Church on Sunday was about the treasure. It seems like such a juvenile metaphor when I think about finding a treasure in a field, or the pearl. The whimsy, the luck, the certainty…all seem somewhat mythical. But our pastor encouraged us to notice in the parables–the cost, whatever it was, was worth it–and that was not just storytelling; that was the point. Cost was mentioned, but not detailed; there was no long calculation, so obvious is the value of the treasure, or the pearl. So obvious is the choice, the pivot. She beckoned us, if perhaps we had been filled with the weight of the cost, of the selling of things or the risky moments that these parables barely accounted but did include–if those had dominated our narrative, to ask for help zooming out. To remember the arc of treasure, of finding something worth it.

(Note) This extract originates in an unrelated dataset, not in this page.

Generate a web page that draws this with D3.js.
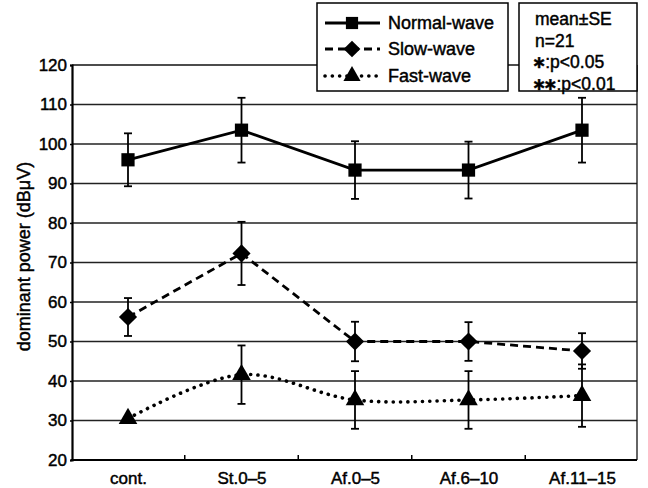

During a time of prayer I saw myself in our playroom. It’s a large closet of sorts with shelves, off of the living room, about the size of a full bed. Puzzles, games, batteries, art supplies, trains, cars, Duplos, costumes and Transformers vie for space. It is the nightmare of pre-children me. Our oldest has grown up on its floor, spending hours pouring over train tracks, and now Legos. Still at 8, if we have too much planned on the weekend, he complains, “I haven’t had enough home time.” And home is that floor.
In the picture from the time of prayer, I was standing in the middle of that small room, surrounded by chaos. Loose game pieces, every genre of toy, scattered–no space, no order, just a mess. The word was disaster; it seemed disastrous. I felt helpless; did I do this? And I felt overwhelmed; where do I start?
Later I returned to that picture that I had during church. After the kids were in bed, I found some quiet instead of a remote. I returned to the scene of the playroom–the scene that seemed anything but playful and all too familiar.
I asked God, can you speak to me in this, Lord? Where are you in this mess? Am I responsible; do I just start picking it up dice by plastic bug by Lego arm? And how did I make such a mess. As I stood in the playroom, feeling the weight of the pieces, possible guilt, and depression, I asked these things.
I was surprised by suddenly envisioning Jesus. I don’t often see Him in my prayers; I don’t often have pictures or imagine things like this. But the playroom led me in prayer, and in prayer I found a surprise… even a treasure.
He surprised me because he was quietly moving on the ground at my feet. He was kneeling, not bowing, but crawling. Low, on all fours, gathering, working. Crawling around like I have done for hours, picking up pieces, sorting. I was shocked at the picture, still standing–almost confused. I had no words for this willingness, this presence and solution to the disaster that I did not expect. I silently noticed he was not angry, not worried about blame or feeling resentful as I have been while in the same posture; he was just focusing and calm.
I was ready to hear from God about what I should do about the disaster, or what I had done to get me there. I was ready to visualize the tackling of it. But I cry to think of this Jesus that I met instead–the one in the playroom who would put away the pieces where they needed to go. Uncoaxed. Content. I cry to think of this washing of my feet, in my world. I knew I needed to return to the scene I thought of in church; I didn’t know I’d be given such a picture of God as Mother, Jesus as Redeemer–creating space, repairing and restoring a distressing environment. A helper at my feet; a near and loving savior.
I went to John 13:1-20, when Christ washes his disciples’ feet, and it said he would love them till the end. He simultaneously insisted on who he was–Teacher and Lord–and dismissed behavior that protects the hierarchy. He was explicit: follow my example. It was his idea to help. And no one is too good. No one is too bad. What an assertive service and a knowing humility. What a story of a man of power and character. Like so many teachers and mothers literally do on the daily, he knelt–automatically, lovingly, over and over–bending and giving company. We imitate his foot washing in the daily kneeling.
I wanted to share this unique story with you because many of us are surveying the pieces. And painfully, there may be the most debris in places that were intended for good, for safety, for enjoyment. For what it’s worth, in the midst of my mess, I witness a Jesus that still bends and washes feet. I was reminded of a man and God that did not operate by pride and vanity and was not asked and did not hold against. I felt like there was help, and that however I resembled that humble position, I too had purpose.
Perhaps these reminders could help you too. Perhaps they may push out the scope of the present costs and get you closer to the hope of the treasure and the help in the meantime.